Line up your first self-employment income before you resign. Not a promise. Not a strong verbal interest. A signed agreement or a paid deposit. Leaving with confirmed revenue in month one eliminates the single most common source of early financial stress: the blank calendar in week one that starts to look terrifying by week three.

We covered how to get that first client confirmed in how to get your first 10 customers. The process works fastest when started three to six months before your target exit date.

The One Thing That Catches People in Month Three

Here it is. The mistake that catches otherwise well-prepared people.

They plan for the first month. They do not plan for the payment delay.

When you send your first invoice as a self-employed professional, the client typically pays in 14 to 30 days. Some pay in 45. A few pay in 60. You do the work in month one. You receive the money in month two or three.

Which means that month one of self-employment often has work in progress and zero cash coming in. Month two has some cash from month one's work. And somewhere in month three the cash flow gap closes.

If your runway calculation assumed income from day one, you will feel broke in month one despite having worked consistently. Plan for a 60-day gap between starting to work and the cash from that work arriving.

Your runway covers that gap. But you need to know the gap exists before you experience it, not during.

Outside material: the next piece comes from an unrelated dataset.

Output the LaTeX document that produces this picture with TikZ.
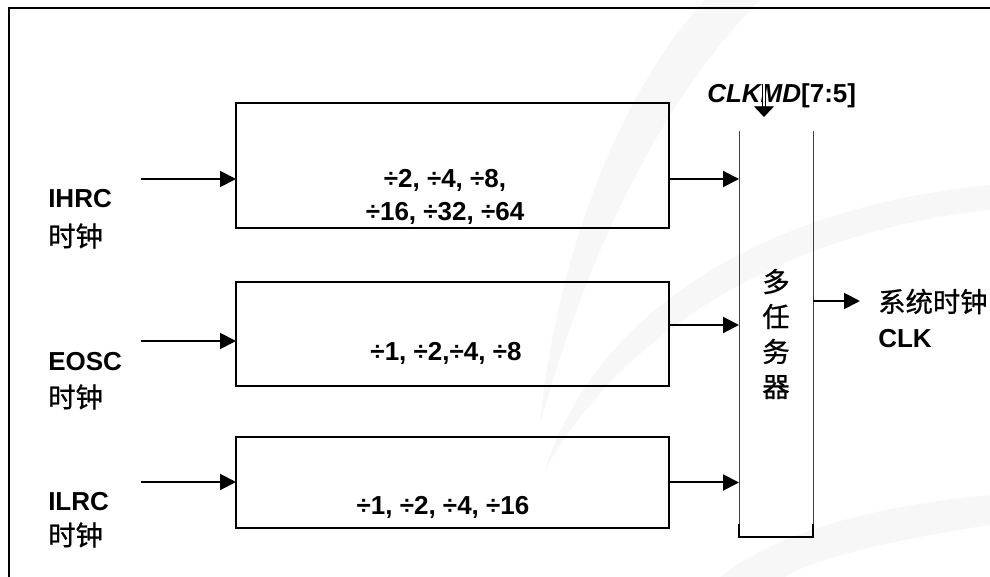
\documentclass[tikz,border=0pt]{standalone}
\usepackage{fontspec}
\setmainfont{Liberation Sans}
\newfontfamily\cjk[FakeBold=0.8]{Noto Sans CJK SC}
\usetikzlibrary{calc}
\usetikzlibrary{arrows.meta}

\begin{document}
\begin{tikzpicture}[x=0.75pt,y=-0.75pt,
		font=\fontsize{19.5}{24.75}\selectfont\bfseries,
		sig/.style={line width=1.5pt,-{Triangle[length=12pt,width=12pt]}},
		divbox/.style={draw,line width=1.5pt,minimum width=324.75pt,inner sep=0pt,outer sep=0pt},
		cn/.style={font=\fontsize{20.5}{26.25}\selectfont\cjk,inner sep=0pt},
		lbl/.style={anchor=west,inner sep=0pt},
		swoosh/.style={fill=black!3,draw=none}]
		\useasboundingbox (0,0) rectangle (990,577);
		
		\fill[swoosh] (540,425) .. controls (555,260) and (620,90) .. (705,0) -- (760,0) .. controls (660,100) and (585,260) .. (540,425) -- cycle;
		\fill[swoosh] (545,470) .. controls (600,300) and (780,205) .. (990,185) -- (990,210) .. controls (800,230) and (630,320) .. (545,470) -- cycle;
		\fill[swoosh] (720,577) .. controls (780,530) and (880,505) .. (990,495) -- (990,525) .. controls (890,540) and (810,560) .. (785,577) -- cycle;
		
		\draw[line width=2pt] (9,577) -- (9,8) -- (990,8);
		
		\node[divbox,minimum height=93.75pt] (DA) at (452.5,165.5) {};
		\node[divbox,minimum height=78pt] (DB) at (452.5,334) {};
		\node[divbox,minimum height=68.25pt] (DC) at (452.5,482.5) {};
		\node[align=center] (TA) at (445,196.5) {÷2, ÷4, ÷8,\\÷16, ÷32, ÷64};
		\node (TB) at (446,353) {÷1, ÷2,÷4, ÷8};
		\node (TC) at (443,507) {÷1, ÷2, ÷4, ÷16};
		
		\node[lbl] (IH) at (48,199) {IHRC};
		\node[lbl,cn] (IHz) at (48,236) {时钟};
		\node[lbl] (EO) at (48,362) {EOSC};
		\node[lbl,cn] (EOz) at (48,397) {时钟};
		\node[lbl] (IL) at (48,502) {ILRC};
		\node[lbl,cn] (ILz) at (48,535) {时钟};
		
		\node[cn,align=center,minimum width=55.5pt,minimum height=304.5pt,outer sep=0pt] (MX) at (776,334) {多\\任\\务\\器};
		\draw[line width=0.7pt,black!75] (MX.north west) -- (MX.south west) (MX.north east) -- (MX.south east);
		\draw[line width=1.5pt] ($(MX.south west)+(0,-13)$) -- (MX.south west) -- (MX.south east) -- ($(MX.south east)+(0,-13)$);
		
		\node[anchor=base west,inner sep=0pt] (SEL) at (707,103) {\itshape CLKMD\upshape[7:5]};
		\coordinate (sT) at (764,84);
		\coordinate (sB) at (764,117);
		\draw[double,line width=0.6pt,double distance=1.5pt,-{Triangle[length=8pt,width=15pt]}] (sT) -- (sB);
		
		\coordinate (iA) at (141,179);
		\coordinate (iB) at (141,341);
		\coordinate (iC) at (141,482);
		\coordinate (oB) at (669,325);
		\draw[sig] (iA) -- (iA -| DA.west);
		\draw[sig] (iB) -- (iB -| DB.west);
		\draw[sig] (iC) -- (iC -| DC.west);
		\draw[sig] (DA.east |- iA) -- (iA -| MX.west);
		\draw[sig] (oB) -- (oB -| MX.west);
		\draw[sig] (DC.east) -- (DC.east -| MX.west);
		
		\coordinate (CK) at (860,301);
		\draw[sig] (CK -| MX.east) -- (CK);
		\node[lbl,cn] (SYS) at (878,301.5) {系统时钟};
		\node[lbl] (CLK) at (878,338.5) {CLK};
	\end{tikzpicture}
\end{document}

The detailed income replacement roadmap — from first client payment to full salary replacement — is in how to replace your salary with a side business. That is the post that takes the financial preparation from this one and connects it to the business-building work across the rest of the RealHow library.

Adarsh Kumar
Researcher

Adarsh Kumar

Former software engineer turned founder. I study how real businesses get built. I am building The Real How to show employed professionals the actual how.

Clarification

Common Questions

What should I do financially before quitting my job?

Build cash reserves to cover 12 months of actual expenses, redirect all side income directly into a dedicated runway account, understand your tax position for the transition year, review what employment benefits you will lose and calculate the true cost of replacing them, and do not invest your runway. Liquidity matters more than returns in the 12 months before and after a transition.

How much should I save before quitting my job to start a business?

The target is 12 months of adjusted living expenses in liquid savings, adjusted upward by 25 to 30 percent to account for the hidden costs of employment that disappear when you leave — employer health cover, pension matching, and the tax obligations that become your responsibility. For most professionals, this figure falls between £60,000 and £150,000 depending on lifestyle and geography.

Should I pay off debt before quitting my job?

High-interest consumer debt should be cleared before you leave, because interest costs compound and reduce your effective runway. Mortgage debt at standard rates is generally not worth accelerating repayment on before a transition — the opportunity cost of cash in your runway account outweighs the interest savings. Prioritise liquidity over debt repayment when the debt carries a rate below 6 to 7 percent.

What happens to my pension if I quit my job?

Your accumulated pension pot stays where it is and continues to grow. Employer contributions stop on your last day. As a self-employed person, you can continue contributing to your existing pension or open a personal pension and contribute from business income. There is no financial emergency here, but the loss of employer matching is a real cost that belongs in your transition calculation.